Striving To Make Your Identity Normal Can Make You Happy
Category : Assertiveness Deep Emotional Themes Emotional Healing
Making my identity normal enough for me makes me happy
Summary by:
Identity and Chronic Illness
- Chronic Illness can have a profound impact on our identity
- I feel like saying: “This isn’t me. How did I come to be like this?”
- Can’t perform our regular roles in society.
- Source of focused identity rather than the illness
- Disruption of self with chronic illnesses
Illness Identity:
- Engulfment: How much does my illness engulf my life? Defining myself by my illness?
- Rejection: Hiding my illness, not sharing it with others.
- Acceptance:
- Acknowledging my illness without being overwhelmed by it.
- Difficulty coping getting engulfed by it, yet acceptance presents with less symptoms!
- Which comes first?
- Work on the acceptance, make it happen.
- Incorporate the identity of illness without having it as my whole identity with enrichment.
- Breathes less anxiety and depression, less symptoms and less pain.
- A hyper focus required.
Enrichment: Allow myself to be positive despite the illness, enabling me to grow as a person.
Importance of Grief:
- Grieve what is lost to us, very important.
- Some things can be lost ‘forever’.
- Accept and make peace with that.
- Don’t allow myself to go into darkness that ‘all is lost’ as it isn’t realistic.
- If we grieve over it and accept it, it can enrich our lives.
- Relish and return to things you loved, even if you are not able to participate but enjoy anyway.

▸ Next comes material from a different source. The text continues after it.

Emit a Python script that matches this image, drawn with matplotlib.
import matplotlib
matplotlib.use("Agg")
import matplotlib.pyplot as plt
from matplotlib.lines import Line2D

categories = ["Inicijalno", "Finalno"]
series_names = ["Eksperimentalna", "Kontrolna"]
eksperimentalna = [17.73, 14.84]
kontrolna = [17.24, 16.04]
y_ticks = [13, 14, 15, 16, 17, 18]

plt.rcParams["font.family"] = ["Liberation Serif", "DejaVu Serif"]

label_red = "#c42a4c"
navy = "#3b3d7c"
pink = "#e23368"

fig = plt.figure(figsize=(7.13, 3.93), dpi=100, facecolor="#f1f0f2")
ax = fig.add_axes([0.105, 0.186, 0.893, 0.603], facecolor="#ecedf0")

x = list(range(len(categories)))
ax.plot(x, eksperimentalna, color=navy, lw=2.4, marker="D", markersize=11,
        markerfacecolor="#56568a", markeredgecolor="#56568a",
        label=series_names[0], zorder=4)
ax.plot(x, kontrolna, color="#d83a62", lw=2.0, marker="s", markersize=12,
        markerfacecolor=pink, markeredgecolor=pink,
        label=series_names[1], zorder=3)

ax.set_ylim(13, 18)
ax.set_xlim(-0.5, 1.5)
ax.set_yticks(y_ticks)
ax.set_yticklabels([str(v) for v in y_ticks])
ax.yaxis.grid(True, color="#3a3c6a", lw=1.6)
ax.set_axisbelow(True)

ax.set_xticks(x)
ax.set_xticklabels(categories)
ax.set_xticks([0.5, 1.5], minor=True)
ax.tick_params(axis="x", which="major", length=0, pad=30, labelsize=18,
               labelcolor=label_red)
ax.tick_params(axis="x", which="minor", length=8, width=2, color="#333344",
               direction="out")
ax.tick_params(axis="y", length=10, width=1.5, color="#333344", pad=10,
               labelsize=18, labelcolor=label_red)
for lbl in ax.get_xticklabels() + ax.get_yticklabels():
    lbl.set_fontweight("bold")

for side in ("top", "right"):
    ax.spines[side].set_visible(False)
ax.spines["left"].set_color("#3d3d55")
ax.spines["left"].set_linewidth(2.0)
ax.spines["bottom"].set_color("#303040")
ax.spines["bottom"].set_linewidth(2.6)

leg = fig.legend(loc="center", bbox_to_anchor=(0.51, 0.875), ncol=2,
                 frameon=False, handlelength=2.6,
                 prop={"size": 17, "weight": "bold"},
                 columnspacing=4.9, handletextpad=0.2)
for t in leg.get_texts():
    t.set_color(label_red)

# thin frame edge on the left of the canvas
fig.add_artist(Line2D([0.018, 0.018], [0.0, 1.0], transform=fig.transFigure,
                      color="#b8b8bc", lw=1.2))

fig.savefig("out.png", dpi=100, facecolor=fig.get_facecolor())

- Example of losing ballet, seeing a ballet concert to enjoy it anyway.
- Finding a way to validate my love of it that way.
- Try to reclaim what I have lost and find a way to bring consistency in my life, just a different way.
- For example: I can watch the ballet from YouTube in my bed if needed to keep the continuity.
- Finding new ways, new passion.
- Think in new ways and values as we age, priorities change with life experience with wisdom creating a renewed identity.
Personality Attributes:
- Types of people is personality
- Type A, and Hostility: Neurotic can make it more challenging for those with chronic illnesses
- Optimistic personality makes the chronic illness more bearable with hope and positive thinking, believing a positive outcome will come of the illness and recovery.
DB: I wasn’t able to speak on stage after my chronic illnesses, but I found a way by writing blogs and eventually videos sharing all I have learnt about chronic illness and how to predict, prevent and reverse.
It began as a hobby for me to share my thoughts to others and to help grieve it all and make new pathways after acceptance and enrichment entered my life. My hope is that it will do the same for you.